• Case ref:
    201705769
  • Date:
    September 2018
  • Body:
    Fife NHS Board
  • Sector(s):
    Health
  • Subject:
    clinical treatment / diagnosis
  • Outcome:
    Upheld, recommendations

Summary

Ms C complained on behalf of her child (Child A) about the care and treatment they received at Victoria Hospital. Child A was prescribed various drugs to try to manage their epilepsy (a seizure disorder), including one called phenytoin. Child A later had to be treated in hospital for an overdose of phenytoin. Ms C's main concern was that Child A was not appropriately monitored by the board, which allowed this high level of phenytoin to build up in their blood. Ms C also complained about the board's handling of her complaint.

We took independent medical advice from a consultant paediatrician (a doctor who specialises in child medicine). We found that, when Child A's dose of phenytoin was increased at their clinic review, they were appropriately referred for blood tests to monitor the impact of this increase. However, we found that the clinic review was not appropriately recorded and that there was an unreasonable delay in communicating with her GP about it. We found that the results of Child A's blood tests showed a surprising level of phenytoin in their blood, which should have prompted a clinical review. We also found that appropriate action should then have been taken, which would have been to repeat the blood tests. We upheld this aspect of Ms C's complaint.

Regarding complaints handling, we found that the board delayed in acknowledging Ms C's complaint. We also found that they failed to communicate appropriately with Ms C both during and at the conclusion of their investigation. We upheld this aspect of Ms C's complaint.

Recommendations

What we asked the organisation to do in this case:

  • Apologise to Ms C for the failure to appropriately monitor child A; for the issue identified with record-keeping and GP communication; and for their communication with Ms C in relation to her complaint.
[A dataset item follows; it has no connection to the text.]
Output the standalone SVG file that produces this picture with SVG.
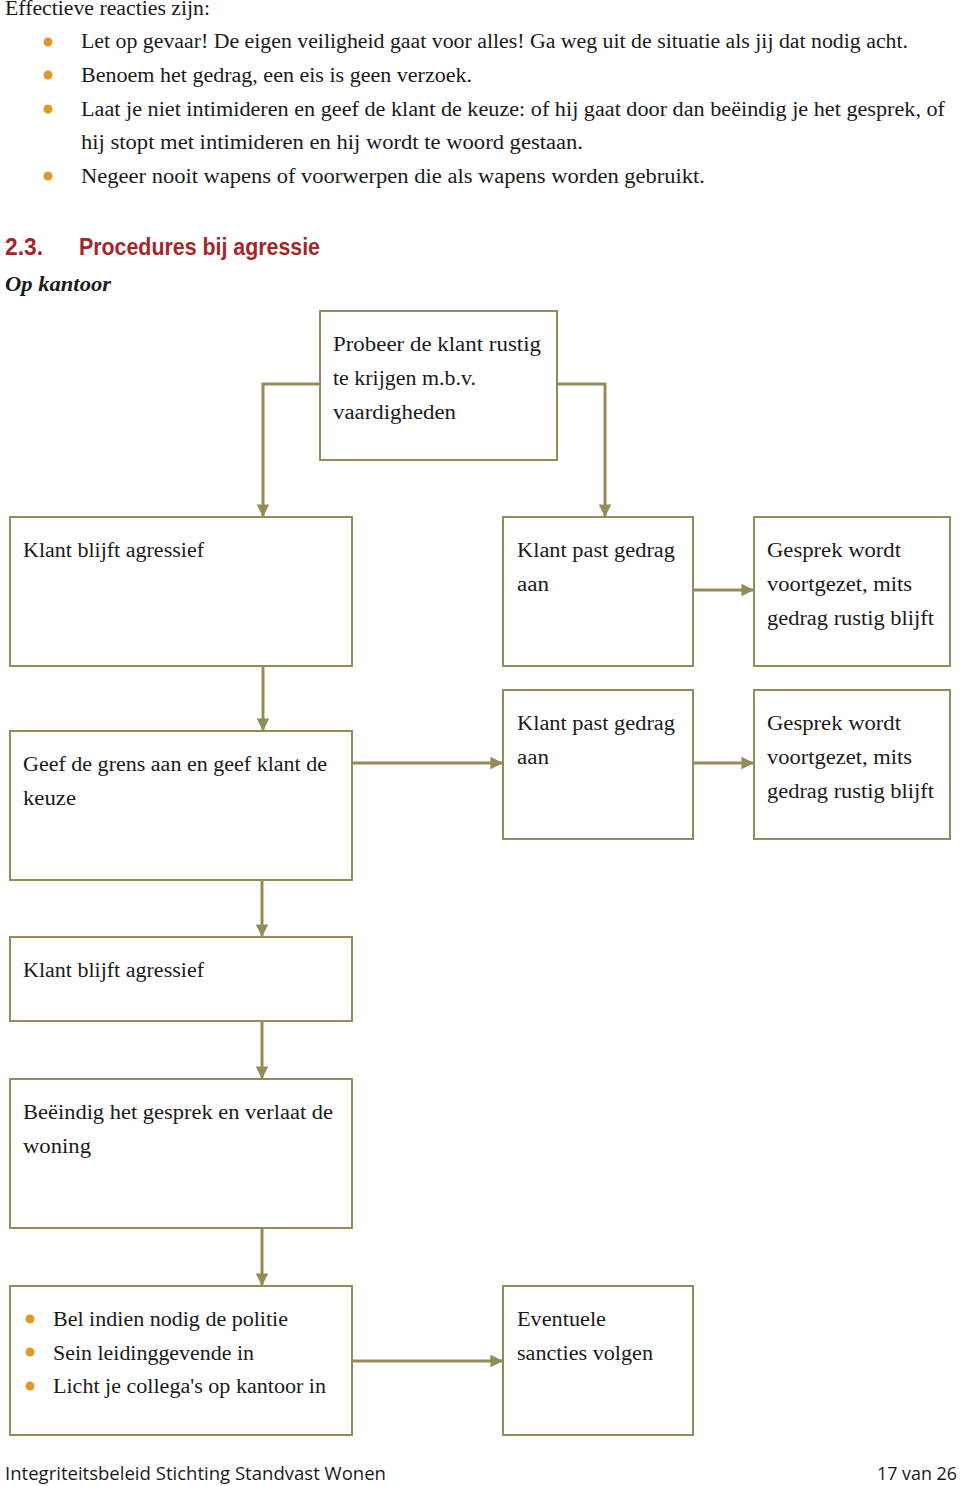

The apology should meet the standards set out in the SPSO guidelines on apology available at www.spso.org.uk/leaflets-and-guidance.

What we said should change to put things right in future:

  • The results of blood tests carried out to monitor phenytoin levels should be clinically reviewed and actioned appropriately.
  • Clinical appointments should be recorded appropriately and actions should be shared with primary care/patients in a timely manner.

In relation to complaints handling, we recommended:

  • Updates should be provided to complainants when the twenty working day timescale will not be met; and follow-up correspondence should be responded to appropriately.

We have asked the organisation to provide us with evidence that they have implemented the recommendations we have made on this case by the deadline we set.